Salander soon finds herself in a violent web of intrigue when her apartment is torched and the perpetrators leave her for dead.
Her old journalist ally Mikael Blomkvist (Sverrir Gudnason) returns to help her protect the scientist's young son, retrieve the lost data, and of course, save the world.
Unexpectedly, her past catches up to her, as her long-believed-dead twin sister Camilla (Sylvia Hoeks) comes back into her life, causing her to relive her childhood trauma.
As expected, the role required a lot of physical preparation to get Foy into shape.
INTENSE
She said: "I knew it was going to be a really intense shooting schedule, and I had to do a lot of stunts and running and generally throw myself around, so I had to take care of myself physically.
"Lisbeth doesn't eat very well, and she just has that kind of physicality that she can't really gain weight.
"I didn't want to lose loads of weight. I thought it was more important for me to be sinewy and strong and be able to sort of stand my ground really. So I had to do a lot of exercise with a trainer."
And then there were the haircut and tattoos.
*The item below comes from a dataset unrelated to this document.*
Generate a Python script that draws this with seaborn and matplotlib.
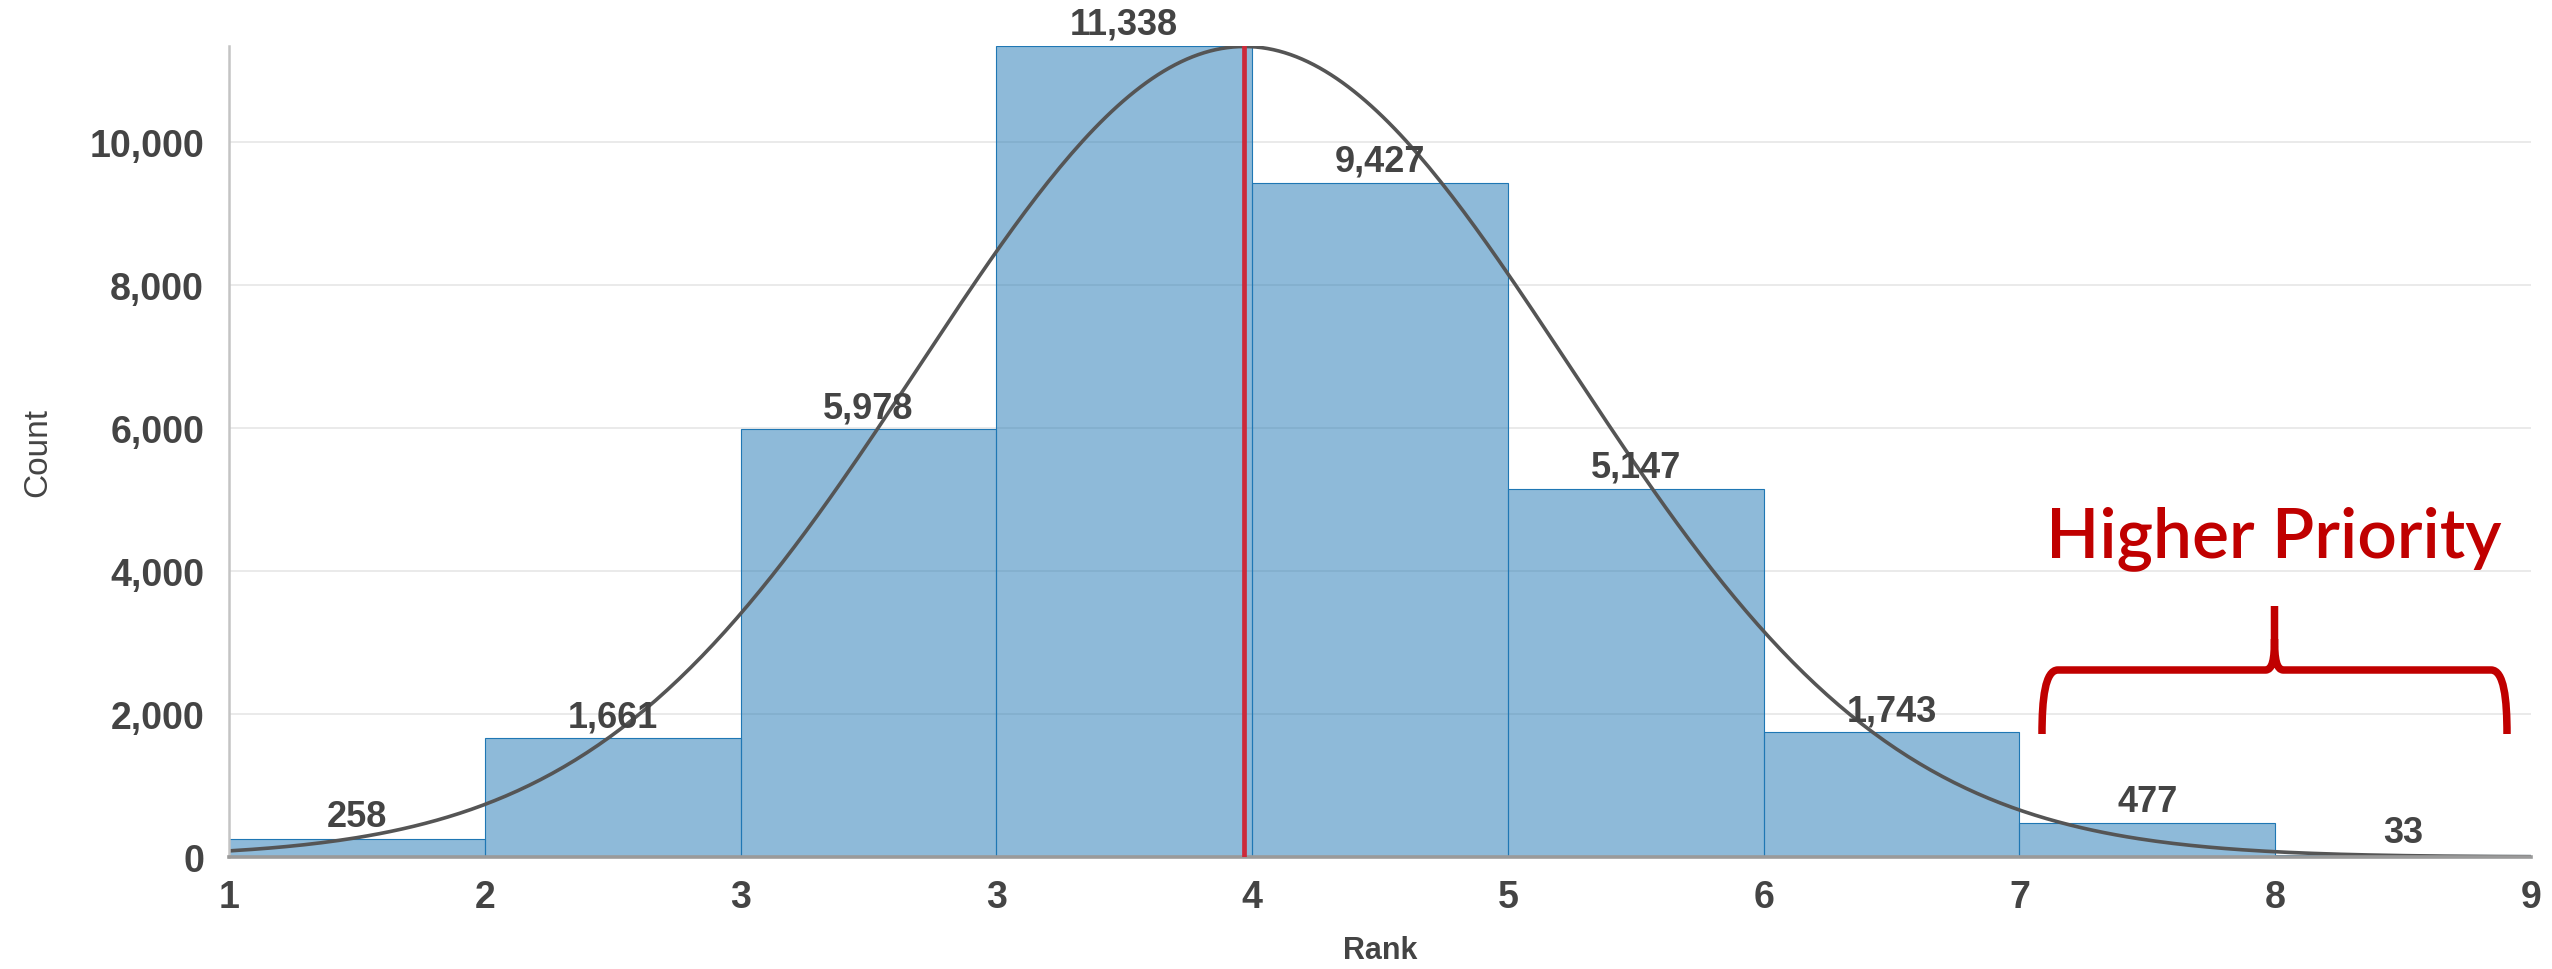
import numpy as np
import pandas as pd
import matplotlib
matplotlib.use("Agg")
import matplotlib.pyplot as plt
from matplotlib.path import Path
from matplotlib.patches import PathPatch
from matplotlib.ticker import FuncFormatter
import seaborn as sns

# data
tick_labels = ["1", "2", "3", "3", "4", "5", "6", "7", "8", "9"]
counts = [258, 1661, 5978, 11338, 9427, 5147, 1743, 477, 33]

sns.set_style("white")
plt.rcParams['font.family'] = ['Liberation Sans', 'DejaVu Sans']

W, H = 2552, 970
fig = plt.figure(figsize=(W / 100, H / 100), dpi=100)
ax = fig.add_axes([229 / W, 112 / H, (2531 - 229) / W, (858 - 47) / H])

nbins = len(counts)
edges = np.arange(nbins + 1)
centers = edges[:-1] + 0.5
df = pd.DataFrame({"bin": centers, "count": counts})

# gridlines under the bars
ax.set_axisbelow(True)
ax.yaxis.grid(True, color="#e6e6e6", linewidth=1.2)

sns.histplot(data=df, x="bin", weights="count", binwidth=1, binrange=(0, nbins),
             ax=ax, color="#1f77b4", alpha=0.5, edgecolor="#1f77b4", linewidth=0.8)

# normal curve fitted to the binned counts
total = df["count"].sum()
mean = (df["bin"] * df["count"]).sum() / total
var = (df["count"] * (df["bin"] - mean) ** 2).sum() / total - 1 / 12
sd = np.sqrt(var)
xs = np.linspace(0, nbins, 400)
ys = total * np.exp(-0.5 * ((xs - mean) / sd) ** 2) / (sd * np.sqrt(2 * np.pi))
sns.lineplot(x=xs, y=ys, ax=ax, color="#555555", linewidth=2.6)

ax.axvline(mean, color="#cc2a3a", linewidth=3.4, zorder=5)

# value labels
for x, c in zip(centers, counts):
    ax.annotate(f"{c:,}", (x, c), xytext=(0, 3), textcoords="offset points",
                ha="center", va="bottom", fontsize=26, fontweight="bold",
                color="#444444", annotation_clip=False)

ax.set_xlim(0, nbins)
ax.set_ylim(0, max(counts))
ax.set_xticks(edges)
ax.set_xticklabels(tick_labels)
ax.set_yticks(range(0, 10001, 2000))
ax.yaxis.set_major_formatter(FuncFormatter(lambda v, p: f"{int(v):,}"))
ax.tick_params(axis="both", labelsize=27, labelcolor="#444444", colors="#bbbbbb",
               length=10, width=1.5, direction="out")
ax.tick_params(axis="x", pad=6)
ax.tick_params(axis="y", pad=8)
for lab in ax.get_xticklabels() + ax.get_yticklabels():
    lab.set_fontweight("bold")
    lab.set_color("#444444")

ax.set_xlabel("Rank", fontsize=22, fontweight="bold", color="#444444", labelpad=14)
ax.set_ylabel("Count", fontsize=24, color="#444444", labelpad=26)

for s in ["top", "right"]:
    ax.spines[s].set_visible(False)
ax.spines["left"].set_color("#c4c4c4")
ax.spines["left"].set_linewidth(1.8)
ax.spines["bottom"].set_color("#9a9a9a")
ax.spines["bottom"].set_linewidth(2.6)

# "Higher Priority" note and brace
red = "#c00000"
fig.text(2274 / W, 1 - 557 / H, "Higher Priority", fontsize=50, color=red,
         family=["Lato", "DejaVu Sans"], fontweight="semibold",
         ha="center", va="baseline")

L, R, T = 2042, 2507, 2274.5
yb, yh, yt = 735, 671, 607
pts = [(L, yb), (L, 700), (L + 3, yh), (L + 16, yh),
       (T - 9, yh),
       (T - 2, yh), (T, 660), (T, 640),
       (T, yt),
       (T, 640),
       (T, 660), (T + 2, yh), (T + 9, yh),
       (R - 16, yh),
       (R - 3, yh), (R, 700), (R, yb)]
codes = [Path.MOVETO, Path.CURVE4, Path.CURVE4, Path.CURVE4,
         Path.LINETO,
         Path.CURVE4, Path.CURVE4, Path.CURVE4,
         Path.LINETO,
         Path.MOVETO,
         Path.CURVE4, Path.CURVE4, Path.CURVE4,
         Path.LINETO,
         Path.CURVE4, Path.CURVE4, Path.CURVE4]
brace = Path([(px / W, 1 - py / H) for px, py in pts], codes)
fig.patches.append(PathPatch(brace, transform=fig.transFigure, fill=False,
                             edgecolor=red, linewidth=5.4, capstyle="butt",
                             joinstyle="round"))

fig.savefig("out.png", dpi=100)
She said: "I think the haircut gave me an inner Berliner because everybody had that haircut in Berlin. I thought, 'I'm really edgy and cool, I've got an undercut.' And then I looked around, I was like, 'Oh, so does everyone else.'
"And I loved getting the tattoos. When the water was freezing cold and they were transferring them onto my back, I didn't like it quite so much. I matched them to the book. It is very clear in the book how many tattoos she has. In the end, they sort of felt like part of my body."
There was the Swedish accent to master as well, which Foy did with a dialect coach.
"I said I would only do the film if they let me do a Swedish accent," she said.
"It felt really, really important to me. That is who Lisbeth is, and is the essence of the book.
"The thing I found out about the Swedish accent is that it is such a friendly, kind, joyful, kind of bouncy accent.
"It is so charming, especially when spoken in English, and that is not the kind of words you say about Lisbeth Salander. So it was a tricky balance to try and bring those two things together."
The motorcycle riding, however, was done by a stunt double because getting a licence would have taken Foy years, she said with a laugh.
She added: "If I had a year to prepare, no question, I would have done it all. But I really didn't, because I was shooting (Neil Armstrong biopic) First Man at the time, so that was never going to happen.
"So I had stunt driving training which was the best day of my life, and I got to do handbrake turns and I got to drive so fast in a Volvo and then turn it around.
"I got to drive a Lamborghini at about a mile an hour, because it cost too much money for me to put my foot to the pedal. And I got to drive fast on a fake motorbike on the back of a rig, which is about as close as I got."